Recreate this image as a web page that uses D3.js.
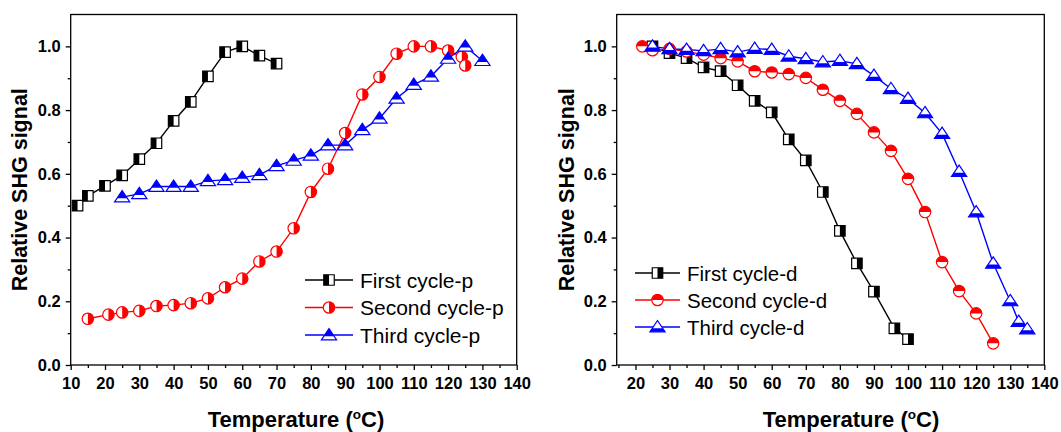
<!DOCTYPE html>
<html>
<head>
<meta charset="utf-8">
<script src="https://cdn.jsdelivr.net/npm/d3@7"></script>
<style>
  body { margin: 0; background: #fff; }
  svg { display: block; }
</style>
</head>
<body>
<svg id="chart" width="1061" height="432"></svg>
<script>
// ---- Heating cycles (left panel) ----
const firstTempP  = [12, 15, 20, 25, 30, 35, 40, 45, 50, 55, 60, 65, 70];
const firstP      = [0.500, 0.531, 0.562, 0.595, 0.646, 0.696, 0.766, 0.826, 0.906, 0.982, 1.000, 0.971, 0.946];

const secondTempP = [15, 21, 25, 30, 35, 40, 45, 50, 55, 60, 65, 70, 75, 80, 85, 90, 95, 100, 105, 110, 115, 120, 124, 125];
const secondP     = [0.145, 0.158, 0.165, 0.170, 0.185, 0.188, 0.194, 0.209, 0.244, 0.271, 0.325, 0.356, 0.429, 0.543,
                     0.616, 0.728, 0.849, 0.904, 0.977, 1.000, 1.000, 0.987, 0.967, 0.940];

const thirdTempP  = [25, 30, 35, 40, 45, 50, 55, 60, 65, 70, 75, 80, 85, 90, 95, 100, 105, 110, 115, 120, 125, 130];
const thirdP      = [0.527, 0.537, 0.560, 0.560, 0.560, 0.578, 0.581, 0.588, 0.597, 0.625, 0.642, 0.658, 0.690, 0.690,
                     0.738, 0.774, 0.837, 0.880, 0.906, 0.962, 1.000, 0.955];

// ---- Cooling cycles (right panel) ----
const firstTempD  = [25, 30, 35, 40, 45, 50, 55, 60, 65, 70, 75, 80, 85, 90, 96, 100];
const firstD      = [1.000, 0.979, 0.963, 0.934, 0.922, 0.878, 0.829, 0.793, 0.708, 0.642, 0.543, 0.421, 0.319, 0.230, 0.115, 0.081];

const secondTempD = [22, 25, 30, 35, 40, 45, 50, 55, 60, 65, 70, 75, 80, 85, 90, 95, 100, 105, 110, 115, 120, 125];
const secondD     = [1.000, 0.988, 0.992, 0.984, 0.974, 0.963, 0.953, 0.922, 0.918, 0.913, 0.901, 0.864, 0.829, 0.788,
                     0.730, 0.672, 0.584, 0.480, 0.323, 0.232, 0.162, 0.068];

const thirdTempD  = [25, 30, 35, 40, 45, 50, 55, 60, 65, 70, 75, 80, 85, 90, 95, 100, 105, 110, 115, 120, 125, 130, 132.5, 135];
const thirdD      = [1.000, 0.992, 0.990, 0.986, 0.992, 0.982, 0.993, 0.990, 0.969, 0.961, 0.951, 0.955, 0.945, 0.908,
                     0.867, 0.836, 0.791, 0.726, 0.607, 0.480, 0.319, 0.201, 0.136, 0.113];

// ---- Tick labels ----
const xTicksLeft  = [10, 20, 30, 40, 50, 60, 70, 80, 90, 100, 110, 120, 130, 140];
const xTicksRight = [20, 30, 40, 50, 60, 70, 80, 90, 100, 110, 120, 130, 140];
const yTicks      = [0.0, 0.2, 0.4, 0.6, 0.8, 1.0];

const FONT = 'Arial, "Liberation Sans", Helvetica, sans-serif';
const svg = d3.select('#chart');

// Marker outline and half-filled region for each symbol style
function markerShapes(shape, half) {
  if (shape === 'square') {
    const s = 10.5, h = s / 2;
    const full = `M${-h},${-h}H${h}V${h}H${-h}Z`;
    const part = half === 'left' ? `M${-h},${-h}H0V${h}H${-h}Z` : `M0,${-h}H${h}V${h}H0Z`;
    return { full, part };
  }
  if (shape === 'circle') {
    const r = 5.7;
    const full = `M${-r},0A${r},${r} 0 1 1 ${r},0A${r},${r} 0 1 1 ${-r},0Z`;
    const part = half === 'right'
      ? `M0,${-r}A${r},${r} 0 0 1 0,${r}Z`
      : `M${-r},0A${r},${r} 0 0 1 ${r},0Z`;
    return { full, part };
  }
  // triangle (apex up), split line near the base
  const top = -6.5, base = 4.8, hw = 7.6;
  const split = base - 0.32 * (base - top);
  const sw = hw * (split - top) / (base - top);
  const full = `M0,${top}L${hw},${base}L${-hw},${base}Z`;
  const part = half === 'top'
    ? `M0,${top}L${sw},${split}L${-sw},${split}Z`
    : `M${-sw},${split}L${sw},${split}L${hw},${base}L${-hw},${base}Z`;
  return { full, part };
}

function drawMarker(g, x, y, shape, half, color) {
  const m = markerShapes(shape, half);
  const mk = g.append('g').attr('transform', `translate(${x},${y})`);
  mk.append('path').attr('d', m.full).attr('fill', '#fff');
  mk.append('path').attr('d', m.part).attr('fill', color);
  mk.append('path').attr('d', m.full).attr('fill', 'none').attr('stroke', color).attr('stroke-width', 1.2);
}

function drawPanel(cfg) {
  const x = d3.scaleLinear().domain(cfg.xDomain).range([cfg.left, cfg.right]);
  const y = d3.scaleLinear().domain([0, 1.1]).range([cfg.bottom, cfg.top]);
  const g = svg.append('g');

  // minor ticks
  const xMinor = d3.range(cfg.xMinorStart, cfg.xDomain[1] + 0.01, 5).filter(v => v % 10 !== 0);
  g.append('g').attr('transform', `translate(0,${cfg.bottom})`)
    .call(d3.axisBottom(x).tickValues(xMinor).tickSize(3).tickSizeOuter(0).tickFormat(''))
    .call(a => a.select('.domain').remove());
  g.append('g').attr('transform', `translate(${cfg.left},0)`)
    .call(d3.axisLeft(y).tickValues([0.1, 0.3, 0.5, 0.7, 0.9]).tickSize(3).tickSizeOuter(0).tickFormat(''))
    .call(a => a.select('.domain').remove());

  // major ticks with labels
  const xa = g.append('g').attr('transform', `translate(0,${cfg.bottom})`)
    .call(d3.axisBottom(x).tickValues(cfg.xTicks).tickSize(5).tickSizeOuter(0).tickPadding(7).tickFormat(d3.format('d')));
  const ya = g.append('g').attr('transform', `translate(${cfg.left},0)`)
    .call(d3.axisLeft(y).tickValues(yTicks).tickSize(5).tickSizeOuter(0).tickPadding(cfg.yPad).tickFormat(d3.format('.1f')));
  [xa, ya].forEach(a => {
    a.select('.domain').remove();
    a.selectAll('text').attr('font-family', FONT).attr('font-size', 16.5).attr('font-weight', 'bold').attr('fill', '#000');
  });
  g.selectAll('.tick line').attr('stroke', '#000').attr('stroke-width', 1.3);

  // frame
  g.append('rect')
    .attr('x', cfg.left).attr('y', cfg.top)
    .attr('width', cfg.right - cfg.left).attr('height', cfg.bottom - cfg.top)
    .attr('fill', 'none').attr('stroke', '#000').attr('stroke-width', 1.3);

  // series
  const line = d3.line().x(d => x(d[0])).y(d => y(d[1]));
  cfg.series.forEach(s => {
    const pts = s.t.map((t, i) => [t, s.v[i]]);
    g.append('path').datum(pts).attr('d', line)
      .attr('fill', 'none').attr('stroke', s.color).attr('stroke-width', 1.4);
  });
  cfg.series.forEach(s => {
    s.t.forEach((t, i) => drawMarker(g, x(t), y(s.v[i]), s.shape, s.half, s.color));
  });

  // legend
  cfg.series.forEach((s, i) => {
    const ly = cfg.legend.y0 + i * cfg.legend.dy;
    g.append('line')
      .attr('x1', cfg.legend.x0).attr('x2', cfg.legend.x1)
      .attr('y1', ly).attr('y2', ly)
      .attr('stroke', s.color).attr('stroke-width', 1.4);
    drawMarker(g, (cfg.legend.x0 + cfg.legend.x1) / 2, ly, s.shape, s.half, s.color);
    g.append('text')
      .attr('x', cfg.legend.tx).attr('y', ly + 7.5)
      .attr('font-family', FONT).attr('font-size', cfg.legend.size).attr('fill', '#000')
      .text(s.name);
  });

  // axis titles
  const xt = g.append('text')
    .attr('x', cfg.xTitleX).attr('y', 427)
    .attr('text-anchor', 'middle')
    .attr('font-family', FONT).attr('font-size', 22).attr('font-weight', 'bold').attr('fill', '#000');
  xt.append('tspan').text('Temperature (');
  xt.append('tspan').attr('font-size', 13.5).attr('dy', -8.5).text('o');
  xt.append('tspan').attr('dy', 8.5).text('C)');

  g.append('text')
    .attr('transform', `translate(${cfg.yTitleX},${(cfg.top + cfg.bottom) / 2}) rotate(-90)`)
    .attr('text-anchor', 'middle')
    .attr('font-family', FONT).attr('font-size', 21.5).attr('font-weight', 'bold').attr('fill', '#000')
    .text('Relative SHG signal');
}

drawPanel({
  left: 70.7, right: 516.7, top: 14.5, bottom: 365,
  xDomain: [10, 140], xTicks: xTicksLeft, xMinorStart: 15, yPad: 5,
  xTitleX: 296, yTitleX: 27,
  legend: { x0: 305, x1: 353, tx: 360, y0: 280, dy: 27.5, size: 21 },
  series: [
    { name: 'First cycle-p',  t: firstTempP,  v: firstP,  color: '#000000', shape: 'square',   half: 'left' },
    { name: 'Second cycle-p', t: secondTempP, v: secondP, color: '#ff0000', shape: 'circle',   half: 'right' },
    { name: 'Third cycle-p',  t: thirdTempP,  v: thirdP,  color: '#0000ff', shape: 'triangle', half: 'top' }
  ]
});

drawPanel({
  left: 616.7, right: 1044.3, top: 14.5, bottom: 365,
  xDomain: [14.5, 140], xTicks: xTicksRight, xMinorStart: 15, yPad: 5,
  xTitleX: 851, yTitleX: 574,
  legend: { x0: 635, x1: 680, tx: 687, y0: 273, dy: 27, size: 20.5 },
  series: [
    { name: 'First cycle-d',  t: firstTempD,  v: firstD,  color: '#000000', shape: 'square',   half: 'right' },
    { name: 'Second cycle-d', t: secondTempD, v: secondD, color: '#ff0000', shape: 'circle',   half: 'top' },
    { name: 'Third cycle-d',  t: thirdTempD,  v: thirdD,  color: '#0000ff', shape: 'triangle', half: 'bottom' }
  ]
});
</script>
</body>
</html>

» **Work instructions**:
Write out an exact copy of the listing, first line through the line containing "0.730, 0.672, 0.584, 0.480, 0.323, 0.232, 0.162, 0.068];", with the pictures left out.

» **Expected output**:
Recreate this image as a web page that uses D3.js.
<!DOCTYPE html>
<html>
<head>
<meta charset="utf-8">
<script src="https://cdn.jsdelivr.net/npm/d3@7"></script>
<style>
  body { margin: 0; background: #fff; }
  svg { display: block; }
</style>
</head>
<body>
<svg id="chart" width="1061" height="432"></svg>
<script>
// ---- Heating cycles (left panel) ----
const firstTempP  = [12, 15, 20, 25, 30, 35, 40, 45, 50, 55, 60, 65, 70];
const firstP      = [0.500, 0.531, 0.562, 0.595, 0.646, 0.696, 0.766, 0.826, 0.906, 0.982, 1.000, 0.971, 0.946];

const secondTempP = [15, 21, 25, 30, 35, 40, 45, 50, 55, 60, 65, 70, 75, 80, 85, 90, 95, 100, 105, 110, 115, 120, 124, 125];
const secondP     = [0.145, 0.158, 0.165, 0.170, 0.185, 0.188, 0.194, 0.209, 0.244, 0.271, 0.325, 0.356, 0.429, 0.543,
                     0.616, 0.728, 0.849, 0.904, 0.977, 1.000, 1.000, 0.987, 0.967, 0.940];

const thirdTempP  = [25, 30, 35, 40, 45, 50, 55, 60, 65, 70, 75, 80, 85, 90, 95, 100, 105, 110, 115, 120, 125, 130];
const thirdP      = [0.527, 0.537, 0.560, 0.560, 0.560, 0.578, 0.581, 0.588, 0.597, 0.625, 0.642, 0.658, 0.690, 0.690,
                     0.738, 0.774, 0.837, 0.880, 0.906, 0.962, 1.000, 0.955];

// ---- Cooling cycles (right panel) ----
const firstTempD  = [25, 30, 35, 40, 45, 50, 55, 60, 65, 70, 75, 80, 85, 90, 96, 100];
const firstD      = [1.000, 0.979, 0.963, 0.934, 0.922, 0.878, 0.829, 0.793, 0.708, 0.642, 0.543, 0.421, 0.319, 0.230, 0.115, 0.081];

const secondTempD = [22, 25, 30, 35, 40, 45, 50, 55, 60, 65, 70, 75, 80, 85, 90, 95, 100, 105, 110, 115, 120, 125];
const secondD     = [1.000, 0.988, 0.992, 0.984, 0.974, 0.963, 0.953, 0.922, 0.918, 0.913, 0.901, 0.864, 0.829, 0.788,
                     0.730, 0.672, 0.584, 0.480, 0.323, 0.232, 0.162, 0.068];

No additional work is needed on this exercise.